I'd be the Abby Normal on the left.

I met with the surgeon the next day, and he confirmed that I'm a perfect candidate for the Heller Myotomy but probably not the Fundoplication. While reflux is a fairly common result of the procedure (i.e. opening the esophagus up so everything can get down to the stomach also opens the gate for acid coming back up), he feels that adding restriction back to the lower esophagus can encourage recurrence of the achalasia. Heartburn in exchange for being able to eat again feels like a fair enough trade to me, as does the hopeful prevention of additional surgery down the road.

So I'm scheduled for the laparoscopic Heller Myotomy (4-5 small abdominal incisions) on February 25, with a planned overnight in the hospital, another swallow test the next morning to check for leaks, a return home, and about a week off work.

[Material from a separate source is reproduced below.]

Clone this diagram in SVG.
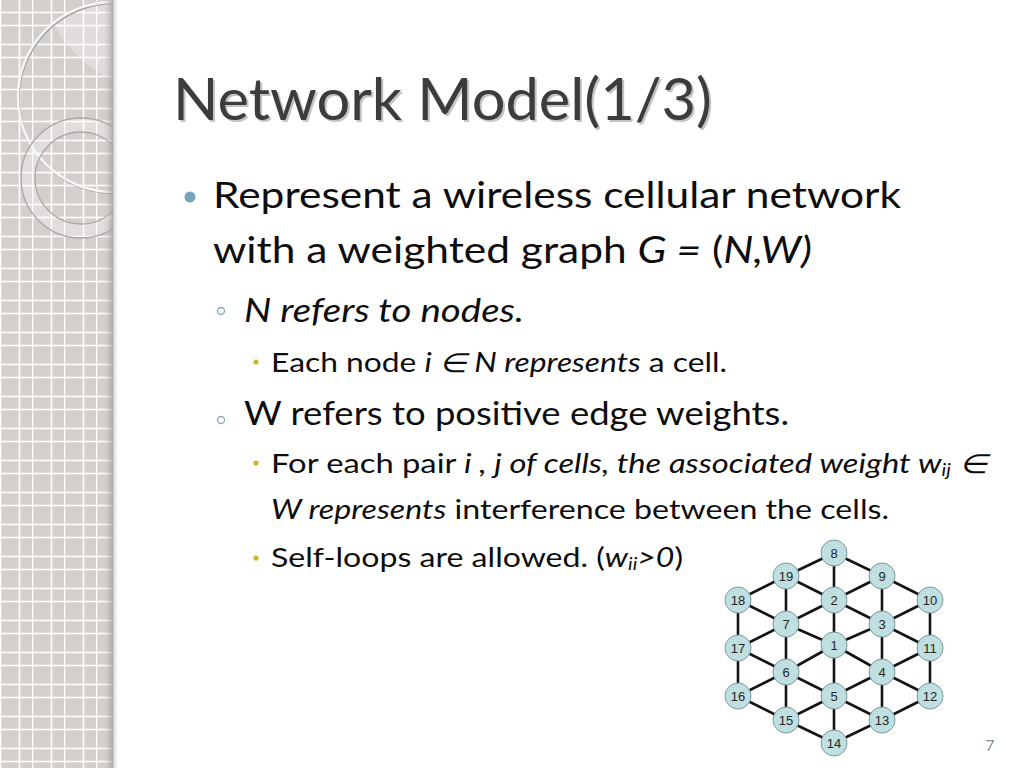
<svg xmlns="http://www.w3.org/2000/svg" width="1024" height="768" viewBox="0 0 1024 768">
<defs>
<style>
.t{font-family:Lato,"Liberation Sans",sans-serif;fill:#0d0d0d}
.it{font-style:italic}
.sub{font-size:62%}
.edge{stroke:#141414;stroke-width:2.6;stroke-linecap:round}
.node circle{fill:#bfdfe0;stroke:#7a9a9c;stroke-width:1}
.node text{font-family:"Liberation Sans",Arial,sans-serif;font-size:13px;fill:#262626;text-anchor:middle}
.gl{stroke:#ffffff;stroke-width:1.6}
</style>
<pattern id="grid" x="0" y="0" width="32" height="32" patternUnits="userSpaceOnUse">
<rect width="32" height="32" fill="#d3cfcd"/>
<line class="gl" x1="0.5" y1="0" x2="0.5" y2="32"/>
<line class="gl" x1="19.5" y1="0" x2="19.5" y2="32"/>
<line class="gl" x1="0" y1="12.5" x2="32" y2="12.5"/>
<line class="gl" x1="0" y1="25.5" x2="32" y2="25.5"/>
</pattern>
<linearGradient id="edgeShade" x1="0" y1="0" x2="1" y2="0">
<stop offset="0" stop-color="#d3cfcd" stop-opacity="0"/>
<stop offset="1" stop-color="#9e9a98" stop-opacity="0.8"/>
</linearGradient>
<linearGradient id="outShade" x1="0" y1="0" x2="1" y2="0">
<stop offset="0" stop-color="#c4c4c4"/>
<stop offset="1" stop-color="#ffffff" stop-opacity="0"/>
</linearGradient>
<clipPath id="strip"><rect x="0" y="0" width="113" height="768"/></clipPath>
<clipPath id="bigc"><circle cx="113" cy="97" r="95"/></clipPath>
</defs>
<rect width="1024" height="768" fill="#ffffff"/>
<g id="sidebar">
<rect x="0" y="0" width="113" height="768" fill="url(#grid)"/>
<g clip-path="url(#strip)">
<g clip-path="url(#bigc)">
<circle cx="175" cy="-45" r="140" fill="#ffffff" fill-opacity="0.28"/>
</g>
<circle cx="114" cy="98.5" r="95" fill="none" stroke="#a19d9b" stroke-width="1.6"/>
<circle cx="113" cy="97" r="95" fill="none" stroke="#f6f6f6" stroke-width="2.4"/>
<path d="M81,118 a60,60 0 1,0 0.01,0 Z M81,132 a46,46 0 1,1 -0.01,0 Z" fill="#ffffff" fill-opacity="0.3" fill-rule="evenodd"/>
<circle cx="81" cy="178" r="60" fill="none" stroke="#aca8a6" stroke-width="1.3"/>
<circle cx="81" cy="178" r="46" fill="none" stroke="#aca8a6" stroke-width="1.3"/>
</g>
<rect x="103" y="0" width="10" height="768" fill="url(#edgeShade)"/>
<rect x="113" y="0" width="6" height="768" fill="url(#outShade)"/>
</g>
<g id="title">
<text x="175" y="121.5" font-family="Lato,'Liberation Sans',sans-serif" font-size="58" fill="#c4c4c4" textLength="539" lengthAdjust="spacingAndGlyphs">Network Model(1/3)</text>
<text x="173" y="119.5" font-family="Lato,'Liberation Sans',sans-serif" font-size="58" fill="#3c3c3c" textLength="539" lengthAdjust="spacingAndGlyphs">Network Model(1/3)</text>
</g>
<g id="bullets">
<circle cx="190" cy="197" r="5.5" fill="#74a5bb"/>
<circle cx="221" cy="311" r="3.5" fill="none" stroke="#8aa8b6" stroke-width="1.3"/>
<circle cx="221" cy="420" r="3.5" fill="none" stroke="#8aa8b6" stroke-width="1.3"/>
<circle cx="256" cy="362" r="2.6" fill="#d2b62c"/>
<circle cx="256" cy="463" r="2.6" fill="#d2b62c"/>
<circle cx="256" cy="558" r="2.6" fill="#d2b62c"/>
</g>
<g id="text">
<text class="t" x="213" y="208" font-size="37" textLength="688" lengthAdjust="spacingAndGlyphs">Represent a wireless cellular network</text>
<text class="t" x="213" y="263" font-size="37" textLength="599" lengthAdjust="spacingAndGlyphs">with a weighted graph <tspan class="it">G =</tspan> (<tspan class="it">N,W)</tspan></text>
<text class="t it" x="244" y="322" font-size="32" textLength="280" lengthAdjust="spacingAndGlyphs">N refers to nodes.</text>
<text class="t" x="271" y="372" font-size="26.5" textLength="456" lengthAdjust="spacingAndGlyphs">Each node <tspan class="it">i ∈ N represents</tspan> a cell.</text>
<text class="t" x="244" y="425" font-size="32" textLength="545" lengthAdjust="spacingAndGlyphs">W refers to positive edge weights.</text>
<text class="t" x="271" y="473" font-size="26.5" textLength="716" lengthAdjust="spacingAndGlyphs">For each pair <tspan class="it">i , j of cells, the associated weight w<tspan class="sub" dy="3">ij</tspan><tspan dy="-3"> ∈</tspan></tspan></text>
<text class="t" x="271" y="519" font-size="26.5" textLength="618" lengthAdjust="spacingAndGlyphs"><tspan class="it">W represents</tspan> interference between the cells.</text>
<text class="t" x="271" y="567" font-size="26.5" textLength="412" lengthAdjust="spacingAndGlyphs">Self-loops are allowed. (<tspan class="it">w<tspan class="sub" dy="3">ii</tspan><tspan dy="-3">&gt;0</tspan></tspan>)</text>
<text x="990" y="751" font-family="Lato,'Liberation Sans',sans-serif" font-size="16" fill="#8c8c8c" text-anchor="middle">7</text>
</g>
<g id="connectors">
<line class="edge" x1="834" y1="553" x2="786" y2="576"/>
<line class="edge" x1="834" y1="553" x2="882" y2="576"/>
<line class="edge" x1="834" y1="553" x2="834" y2="600"/>
<line class="edge" x1="786" y1="576" x2="738" y2="600"/>
<line class="edge" x1="786" y1="576" x2="786" y2="624"/>
<line class="edge" x1="786" y1="576" x2="834" y2="600"/>
<line class="edge" x1="882" y1="576" x2="834" y2="600"/>
<line class="edge" x1="882" y1="576" x2="882" y2="624"/>
<line class="edge" x1="882" y1="576" x2="930" y2="600"/>
<line class="edge" x1="738" y1="600" x2="786" y2="624"/>
<line class="edge" x1="738" y1="600" x2="738" y2="648"/>
<line class="edge" x1="834" y1="600" x2="786" y2="624"/>
<line class="edge" x1="834" y1="600" x2="834" y2="645"/>
<line class="edge" x1="834" y1="600" x2="882" y2="624"/>
<line class="edge" x1="930" y1="600" x2="882" y2="624"/>
<line class="edge" x1="930" y1="600" x2="930" y2="648"/>
<line class="edge" x1="786" y1="624" x2="738" y2="648"/>
<line class="edge" x1="786" y1="624" x2="834" y2="645"/>
<line class="edge" x1="786" y1="624" x2="786" y2="672"/>
<line class="edge" x1="882" y1="624" x2="834" y2="645"/>
<line class="edge" x1="882" y1="624" x2="930" y2="648"/>
<line class="edge" x1="882" y1="624" x2="882" y2="672"/>
<line class="edge" x1="738" y1="648" x2="786" y2="672"/>
<line class="edge" x1="738" y1="648" x2="738" y2="696"/>
<line class="edge" x1="834" y1="645" x2="786" y2="672"/>
<line class="edge" x1="834" y1="645" x2="882" y2="672"/>
<line class="edge" x1="834" y1="645" x2="834" y2="696"/>
<line class="edge" x1="930" y1="648" x2="882" y2="672"/>
<line class="edge" x1="930" y1="648" x2="930" y2="696"/>
<line class="edge" x1="786" y1="672" x2="738" y2="696"/>
<line class="edge" x1="786" y1="672" x2="834" y2="696"/>
<line class="edge" x1="786" y1="672" x2="786" y2="720"/>
<line class="edge" x1="882" y1="672" x2="834" y2="696"/>
<line class="edge" x1="882" y1="672" x2="930" y2="696"/>
<line class="edge" x1="882" y1="672" x2="882" y2="720"/>
<line class="edge" x1="738" y1="696" x2="786" y2="720"/>
<line class="edge" x1="834" y1="696" x2="786" y2="720"/>
<line class="edge" x1="834" y1="696" x2="882" y2="720"/>
<line class="edge" x1="834" y1="696" x2="834" y2="743"/>
<line class="edge" x1="930" y1="696" x2="882" y2="720"/>
<line class="edge" x1="786" y1="720" x2="834" y2="743"/>
<line class="edge" x1="882" y1="720" x2="834" y2="743"/>
</g>
<g id="n8" class="node"><circle cx="834" cy="553" r="13"/><text x="834" y="557.5">8</text></g>
<g id="n19" class="node"><circle cx="786" cy="576" r="13"/><text x="786" y="580.5">19</text></g>
<g id="n9" class="node"><circle cx="882" cy="576" r="13"/><text x="882" y="580.5">9</text></g>
<g id="n18" class="node"><circle cx="738" cy="600" r="13"/><text x="738" y="604.5">18</text></g>
<g id="n2" class="node"><circle cx="834" cy="600" r="13"/><text x="834" y="604.5">2</text></g>
<g id="n10" class="node"><circle cx="930" cy="600" r="13"/><text x="930" y="604.5">10</text></g>
<g id="n7" class="node"><circle cx="786" cy="624" r="13"/><text x="786" y="628.5">7</text></g>
<g id="n3" class="node"><circle cx="882" cy="624" r="13"/><text x="882" y="628.5">3</text></g>
<g id="n17" class="node"><circle cx="738" cy="648" r="13"/><text x="738" y="652.5">17</text></g>
<g id="n1" class="node"><circle cx="834" cy="645" r="13"/><text x="834" y="649.5">1</text></g>
<g id="n11" class="node"><circle cx="930" cy="648" r="13"/><text x="930" y="652.5">11</text></g>
<g id="n6" class="node"><circle cx="786" cy="672" r="13"/><text x="786" y="676.5">6</text></g>
<g id="n4" class="node"><circle cx="882" cy="672" r="13"/><text x="882" y="676.5">4</text></g>
<g id="n16" class="node"><circle cx="738" cy="696" r="13"/><text x="738" y="700.5">16</text></g>
<g id="n5" class="node"><circle cx="834" cy="696" r="13"/><text x="834" y="700.5">5</text></g>
<g id="n12" class="node"><circle cx="930" cy="696" r="13"/><text x="930" y="700.5">12</text></g>
<g id="n15" class="node"><circle cx="786" cy="720" r="13"/><text x="786" y="724.5">15</text></g>
<g id="n13" class="node"><circle cx="882" cy="720" r="13"/><text x="882" y="724.5">13</text></g>
<g id="n14" class="node"><circle cx="834" cy="743" r="13"/><text x="834" y="747.5">14</text></g>
</svg>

Of course, while hopeful, I don't put a ton of stock in expected recovery times. After all, when you "expect," you cross your Pee and See Tea. Yeah, I know that's a stretch. Point is, the only things that are certain in life are death, taxes, and change. And I'm okay with that.

This latest chapter has been a good test of acceptance for me, in all its forms:

  • There's acceptance as resignation;
  • Acceptance as the relatively peaceful state at the end of the five stages of Kubler-Ross grief;
  • And acceptance as grin-and-bear-it tolerance.

As long as we're on that topic, why is The Museum of Tolerance about anti-Semitism and racism, as if putting up with minorities is something special that needs to be taught? Isn't it actually a Museum of the History of Intolerance, in which case the goal is to foster inherent Acceptance and Inclusion, not begrudging Tolerance?

Sorry. I know I digress. But over the past six months or so, I've been told a number of times that my situation was "unacceptable." And while I respect that what I've experienced is unpleasant for others to witness, I have to make peace with it on my own terms. That's the kind of Acceptance I'm aiming to achieve.